▶ What is being asked:
Please retype the data in full and exactly; the pictures are not part of the copy.

** start **

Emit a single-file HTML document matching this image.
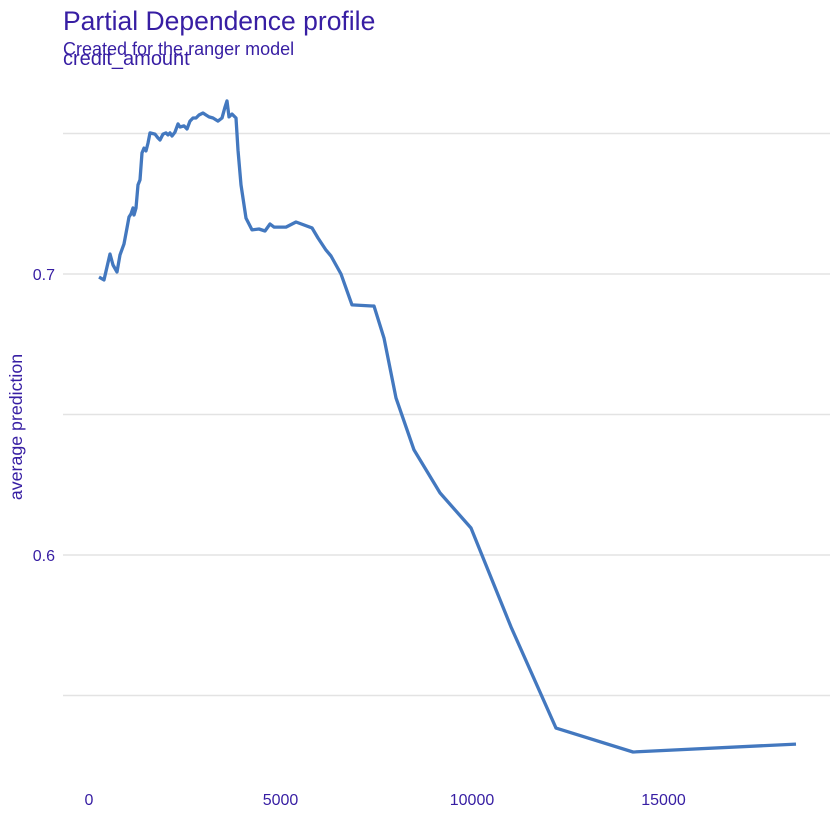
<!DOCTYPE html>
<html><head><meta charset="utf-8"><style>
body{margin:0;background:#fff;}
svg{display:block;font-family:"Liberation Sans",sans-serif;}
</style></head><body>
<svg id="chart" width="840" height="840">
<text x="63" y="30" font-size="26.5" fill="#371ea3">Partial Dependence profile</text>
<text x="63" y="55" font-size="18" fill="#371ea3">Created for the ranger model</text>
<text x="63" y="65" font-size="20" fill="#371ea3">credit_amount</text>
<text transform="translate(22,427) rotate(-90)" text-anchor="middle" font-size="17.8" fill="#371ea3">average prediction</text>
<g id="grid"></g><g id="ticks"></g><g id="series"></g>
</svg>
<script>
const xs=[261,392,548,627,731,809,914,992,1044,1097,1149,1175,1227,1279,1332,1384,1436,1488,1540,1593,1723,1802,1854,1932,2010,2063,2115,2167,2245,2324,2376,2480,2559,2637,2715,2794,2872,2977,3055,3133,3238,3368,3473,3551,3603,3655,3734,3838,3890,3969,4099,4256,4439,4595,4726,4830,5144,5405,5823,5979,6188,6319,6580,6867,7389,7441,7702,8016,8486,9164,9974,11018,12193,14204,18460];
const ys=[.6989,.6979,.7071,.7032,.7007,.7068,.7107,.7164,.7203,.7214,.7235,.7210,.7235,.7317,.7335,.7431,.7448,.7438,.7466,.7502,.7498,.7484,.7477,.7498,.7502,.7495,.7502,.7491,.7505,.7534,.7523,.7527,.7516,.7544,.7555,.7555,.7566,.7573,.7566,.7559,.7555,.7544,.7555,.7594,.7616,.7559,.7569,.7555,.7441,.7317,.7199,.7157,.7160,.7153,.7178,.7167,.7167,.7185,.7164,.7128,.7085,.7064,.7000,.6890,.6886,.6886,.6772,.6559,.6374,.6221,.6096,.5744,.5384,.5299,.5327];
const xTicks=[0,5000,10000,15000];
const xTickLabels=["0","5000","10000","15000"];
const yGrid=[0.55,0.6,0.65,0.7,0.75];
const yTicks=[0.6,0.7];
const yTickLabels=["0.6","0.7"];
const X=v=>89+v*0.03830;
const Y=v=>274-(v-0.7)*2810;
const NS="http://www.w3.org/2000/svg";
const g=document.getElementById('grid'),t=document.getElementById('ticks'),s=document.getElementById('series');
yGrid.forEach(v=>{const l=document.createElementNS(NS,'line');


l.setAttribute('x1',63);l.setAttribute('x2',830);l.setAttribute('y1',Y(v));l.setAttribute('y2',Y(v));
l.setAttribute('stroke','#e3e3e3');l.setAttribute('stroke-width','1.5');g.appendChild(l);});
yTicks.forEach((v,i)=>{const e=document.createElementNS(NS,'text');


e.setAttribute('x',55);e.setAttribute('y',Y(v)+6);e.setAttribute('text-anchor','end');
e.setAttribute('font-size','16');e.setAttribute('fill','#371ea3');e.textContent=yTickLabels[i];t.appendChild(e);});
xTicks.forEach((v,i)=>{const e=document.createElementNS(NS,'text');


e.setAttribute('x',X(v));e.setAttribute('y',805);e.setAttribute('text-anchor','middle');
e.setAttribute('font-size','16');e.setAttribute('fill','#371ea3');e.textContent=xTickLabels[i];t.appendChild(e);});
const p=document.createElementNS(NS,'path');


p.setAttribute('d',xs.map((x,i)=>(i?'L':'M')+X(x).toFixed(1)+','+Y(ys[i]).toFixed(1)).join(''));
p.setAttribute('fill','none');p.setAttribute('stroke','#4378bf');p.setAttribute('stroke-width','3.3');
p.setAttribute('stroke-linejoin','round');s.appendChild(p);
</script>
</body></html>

** end **

▶ Task answer:
Emit a single-file HTML document matching this image.
<!DOCTYPE html>
<html><head><meta charset="utf-8"><style>
body{margin:0;background:#fff;}
svg{display:block;font-family:"Liberation Sans",sans-serif;}
</style></head><body>
<svg id="chart" width="840" height="840">
<text x="63" y="30" font-size="26.5" fill="#371ea3">Partial Dependence profile</text>
<text x="63" y="55" font-size="18" fill="#371ea3">Created for the ranger model</text>
<text x="63" y="65" font-size="20" fill="#371ea3">credit_amount</text>
<text transform="translate(22,427) rotate(-90)" text-anchor="middle" font-size="17.8" fill="#371ea3">average prediction</text>
<g id="grid"></g><g id="ticks"></g><g id="series"></g>
</svg>
<script>
const xs=[261,392,548,627,731,809,914,992,1044,1097,1149,1175,1227,1279,1332,1384,1436,1488,1540,1593,1723,1802,1854,1932,2010,2063,2115,2167,2245,2324,2376,2480,2559,2637,2715,2794,2872,2977,3055,3133,3238,3368,3473,3551,3603,3655,3734,3838,3890,3969,4099,4256,4439,4595,4726,4830,5144,5405,5823,5979,6188,6319,6580,6867,7389,7441,7702,8016,8486,9164,9974,11018,12193,14204,18460];
const ys=[.6989,.6979,.7071,.7032,.7007,.7068,.7107,.7164,.7203,.7214,.7235,.7210,.7235,.7317,.7335,.7431,.7448,.7438,.7466,.7502,.7498,.7484,.7477,.7498,.7502,.7495,.7502,.7491,.7505,.7534,.7523,.7527,.7516,.7544,.7555,.7555,.7566,.7573,.7566,.7559,.7555,.7544,.7555,.7594,.7616,.7559,.7569,.7555,.7441,.7317,.7199,.7157,.7160,.7153,.7178,.7167,.7167,.7185,.7164,.7128,.7085,.7064,.7000,.6890,.6886,.6886,.6772,.6559,.6374,.6221,.6096,.5744,.5384,.5299,.5327];
const xTicks=[0,5000,10000,15000];
const xTickLabels=["0","5000","10000","15000"];
const yGrid=[0.55,0.6,0.65,0.7,0.75];
const yTicks=[0.6,0.7];
const yTickLabels=["0.6","0.7"];
const X=v=>89+v*0.03830;
const Y=v=>274-(v-0.7)*2810;
const NS="http://www.w3.org/2000/svg";
const g=document.getElementById('grid'),t=document.getElementById('ticks'),s=document.getElementById('series');
yGrid.forEach(v=>{const l=document.createElementNS(NS,'line');


l.setAttribute('x1',63);l.setAttribute('x2',830);l.setAttribute('y1',Y(v));l.setAttribute('y2',Y(v));
l.setAttribute('stroke','#e3e3e3');l.setAttribute('stroke-width','1.5');g.appendChild(l);});
yTicks.forEach((v,i)=>{const e=document.createElementNS(NS,'text');


e.setAttribute('x',55);e.setAttribute('y',Y(v)+6);e.setAttribute('text-anchor','end');
e.setAttribute('font-size','16');e.setAttribute('fill','#371ea3');e.textContent=yTickLabels[i];t.appendChild(e);});
xTicks.forEach((v,i)=>{const e=document.createElementNS(NS,'text');


e.setAttribute('x',X(v));e.setAttribute('y',805);e.setAttribute('text-anchor','middle');
e.setAttribute('font-size','16');e.setAttribute('fill','#371ea3');e.textContent=xTickLabels[i];t.appendChild(e);});
const p=document.createElementNS(NS,'path');


p.setAttribute('d',xs.map((x,i)=>(i?'L':'M')+X(x).toFixed(1)+','+Y(ys[i]).toFixed(1)).join(''));
p.setAttribute('fill','none');p.setAttribute('stroke','#4378bf');p.setAttribute('stroke-width','3.3');
p.setAttribute('stroke-linejoin','round');s.appendChild(p);
</script>
</body></html>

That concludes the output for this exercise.